In order to strengthen governance and economic resilience, Lesotho must prioritise the fight against corruption and illicit financial flows, AfDB advises.

“Tackling corruption and illicit financial flows is essential for strengthening Lesotho’s governance and economic resilience, as well as improving the management and utilisation of the country’s capital. Empowering anti-corruption bodies like the DCEO with prosecutorial powers and establishing anti-corruption courts would enhance accountability and enforcement.”

It further recommends strengthening the legal and judicial systems, particularly in the extractive sector, to curb resource leakages and rebuild trust between the public and private sectors.
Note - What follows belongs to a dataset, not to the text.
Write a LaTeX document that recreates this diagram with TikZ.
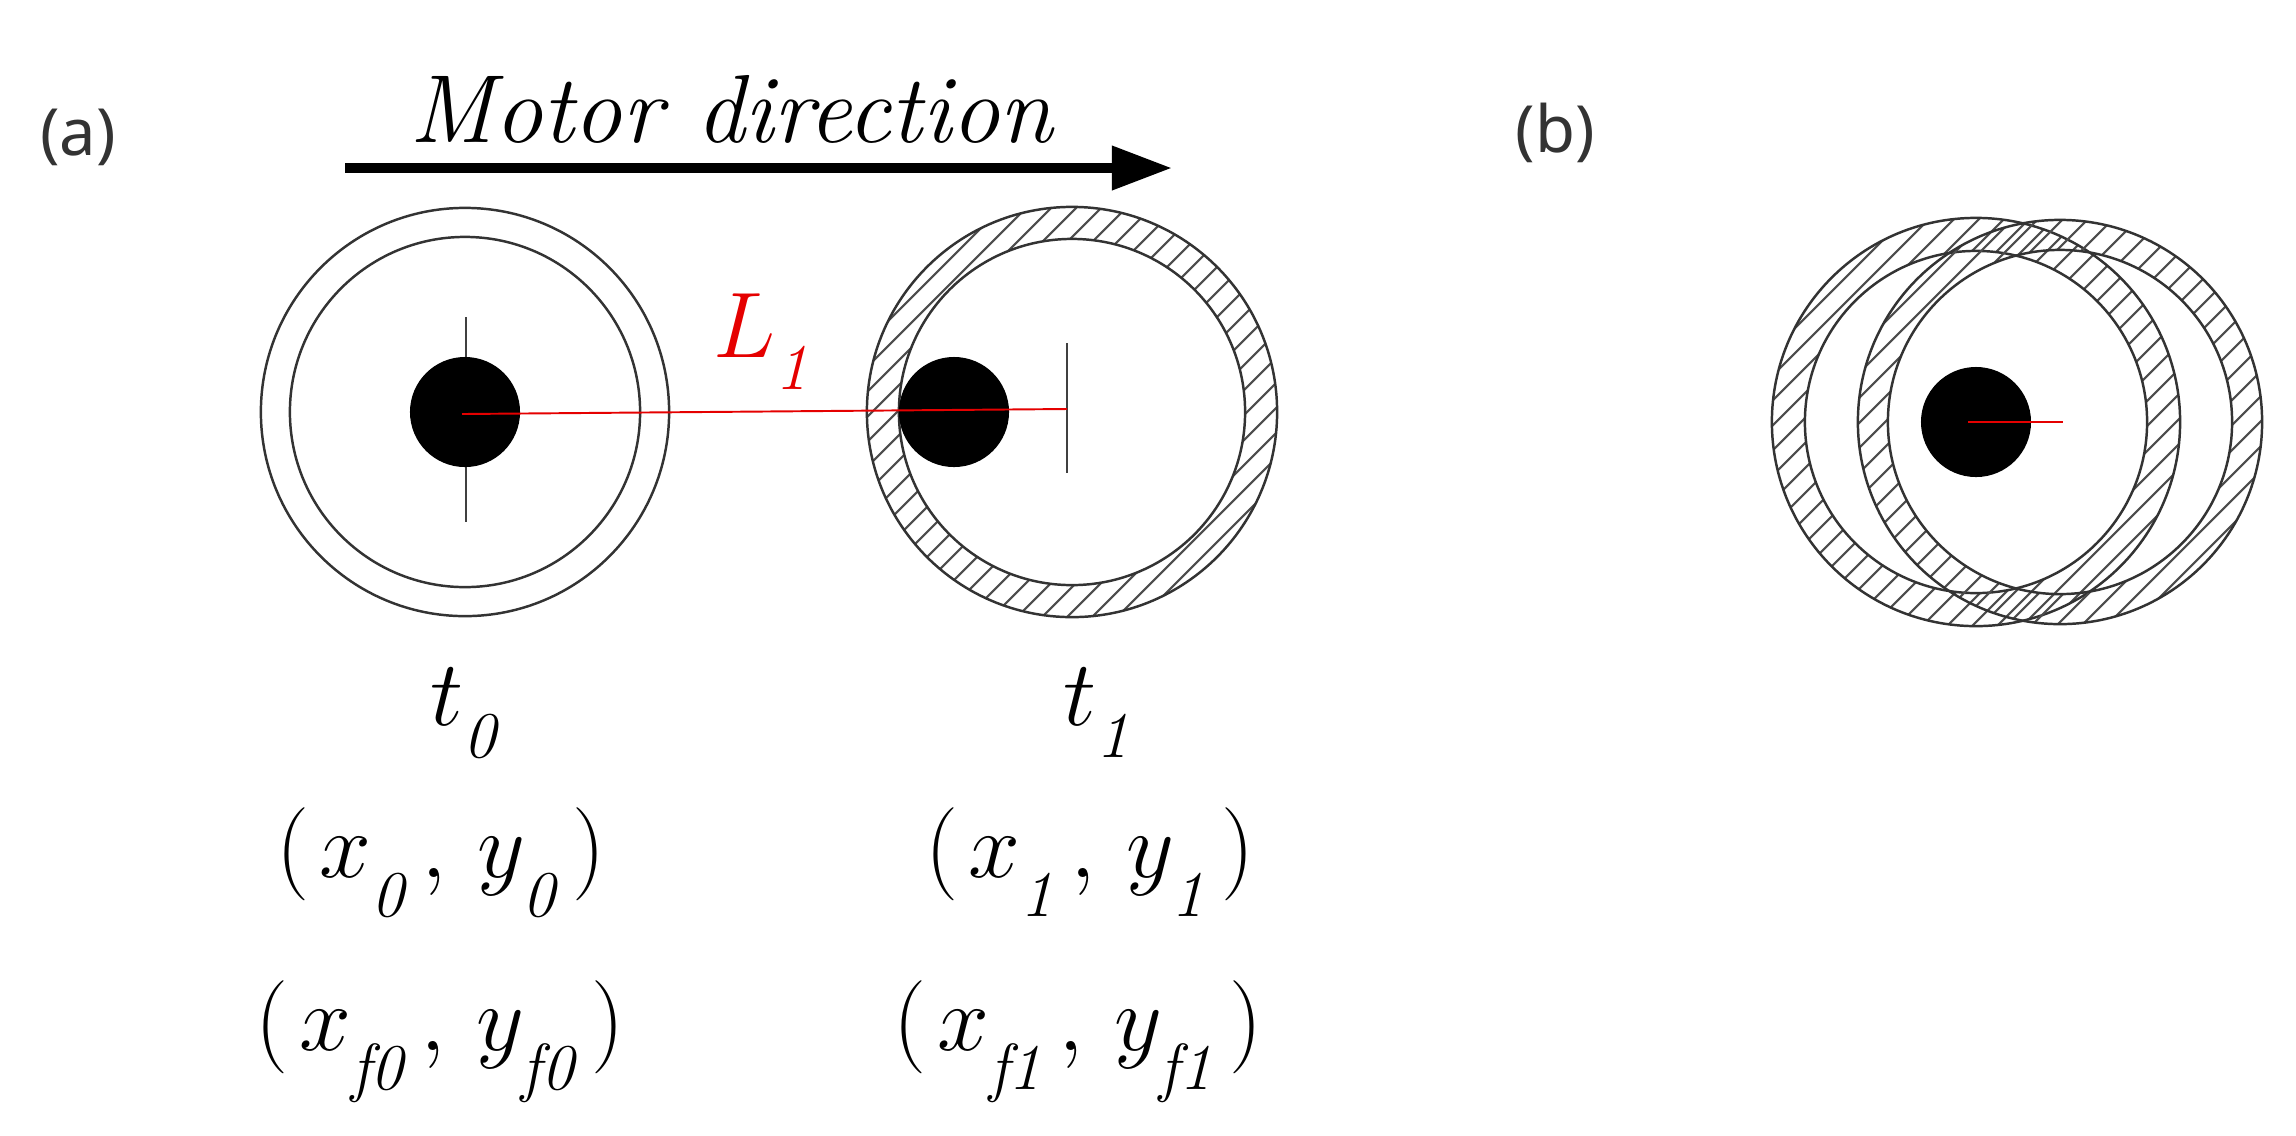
\RequirePackage{fix-cm}
\documentclass[tikz,border=0pt]{standalone}
\usepackage{fontspec}
\newfontfamily\labsans{Noto Sans}
\usetikzlibrary{arrows.meta}
\newcommand{\isub}[2][0.2em]{_{\lower#1\hbox{$\scriptstyle\mathit{#2}$}}}
\newcommand{\csub}[1]{\isub[0.27em]{#1}}
\tikzset{
  ringline/.style={draw=black!80, line width=0.7pt},
  hatchline/.style={draw=black!70, line width=0.6pt},
  tickline/.style={draw=black!75, line width=0.45pt},
  redline/.style={draw=red!90!black, line width=0.55pt},
  dotfill/.style={fill=black},
  mtext/.style={font=\fontsize{26.5}{30}\selectfont, inner sep=0pt},
  labtext/.style={font=\labsans\fontsize{18.5}{22}\selectfont, text=black!80, inner sep=0pt},
  motortext/.style={font=\fontsize{27.5}{30}\selectfont\itshape, inner sep=0pt},
}
\newcommand{\hatchring}[3]{%
  \begin{scope}[even odd rule]
    \clip (#1) circle[radius=#2] (#1) circle[radius=#3];
    \foreach \i in {-20,...,20}
      \draw[hatchline, shift={(#1)}] (\i*25-330,330) -- (\i*25+330,-330);
  \end{scope}
  \draw[ringline] (#1) circle[radius=#2];
  \draw[ringline] (#1) circle[radius=#3];
}
\begin{document}
\begin{tikzpicture}[x=0.01cm, y=-0.01cm]
  \useasboundingbox (0,0) rectangle (2296,1135);
  \fill[white] (0,0) rectangle (2296,1135);

  % panel labels
  \node[labtext, anchor=base] (lbla) at (78,155) {(a)};
  \node[labtext, anchor=base] (lblb) at (1555,152) {(b)};

  % motor direction arrow
  \node[motortext, anchor=base] (motor) at (731,142) {Motor direction};
  \coordinate (arrS) at (345,168);
  \coordinate (arrE) at (1172,168);
  \draw[line width=2.85pt, -{Triangle[length=0.6cm,width=0.42cm]}] (arrS) -- (arrE);

  % ---- (a) left ring at t0
  \coordinate (c0) at (465,412);
  \draw[ringline] (c0) circle[radius=2.04cm];
  \draw[ringline] (c0) circle[radius=1.75cm];
  \coordinate (v0a) at (466,317);
  \coordinate (v0b) at (466,522);
  \draw[tickline] (v0a) -- (v0b);
  \fill[dotfill] (c0) circle[radius=0.55cm];

  % ---- (a) right ring at t1 (hatched)
  \coordinate (c1) at (1072,412);
  \hatchring{c1}{2.05cm}{1.73cm}
  \coordinate (v1a) at (1067,343);
  \coordinate (v1b) at (1067,473);
  \draw[tickline] (v1a) -- (v1b);
  \coordinate (d1) at (954,412);
  \fill[dotfill] (d1) circle[radius=0.55cm];

  % L1 distance
  \coordinate (l0) at (462,414);
  \coordinate (l1) at (1067,409);
  \draw[redline] (l0) -- (l1);
  \node[mtext, anchor=base, text=red!90!black] (L1) at (762,357) {$L\isub{1}$};

  % labels below
  \node[mtext, anchor=base] (t0) at (464,725) {$t\isub{0}$};
  \node[mtext, anchor=base] (t1) at (1097,725) {$t\isub{1}$};
  \node[mtext, anchor=base] (p0) at (441,877) {$(\mkern2mu x\csub{0}\,,\,y\csub{0}\,)$};
  \node[mtext, anchor=base] (p1) at (1090,877) {$(\mkern2mu x\csub{1}\,,\,y\csub{1}\,)$};
  \node[mtext, anchor=base] (f0) at (440,1050) {$(\mkern2mu x\csub{f0}\,,\,y\csub{f0}\,)$};
  \node[mtext, anchor=base] (f1) at (1078,1050) {$(\mkern2mu x\csub{f1}\,,\,y\csub{f1}\,)$};

  % ---- (b) overlapping rings
  \coordinate (b0) at (1976,422);
  \coordinate (b1) at (2060,422);
  \hatchring{b0}{2.04cm}{1.71cm}
  \hatchring{b1}{2.02cm}{1.72cm}
  \fill[dotfill] (b0) circle[radius=0.55cm];
  \coordinate (br0) at (1968,422);
  \coordinate (br1) at (2063,422);
  \draw[redline] (br0) -- (br1);
\end{tikzpicture}
\end{document}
“Lesotho is also participating in international efforts to improve financial transparency and combat illicit financial flows, including through regional cooperation.

“Partnerships with cross-border institutions play a key role in strengthening Lesotho’s financial governance. The Southern African Development Community (SADC), through its Protocol on Finance and Investment and Anti-Corruption Committee, promotes cooperation on financial regulation, transparency, capital movement, and the fight against corruption and illicit financial flows.

“Similarly, the African Peer Review Mechanism and the African Tax Administration Forum of the African Union assess governance and economic policies to prevent capital leakages and facilitate cooperation on tax transparency and fair taxation.

“By addressing these governance issues, Lesotho can create a more conducive environment for capital mobilisation and utilisation, ultimately driving sustainable economic growth and development.”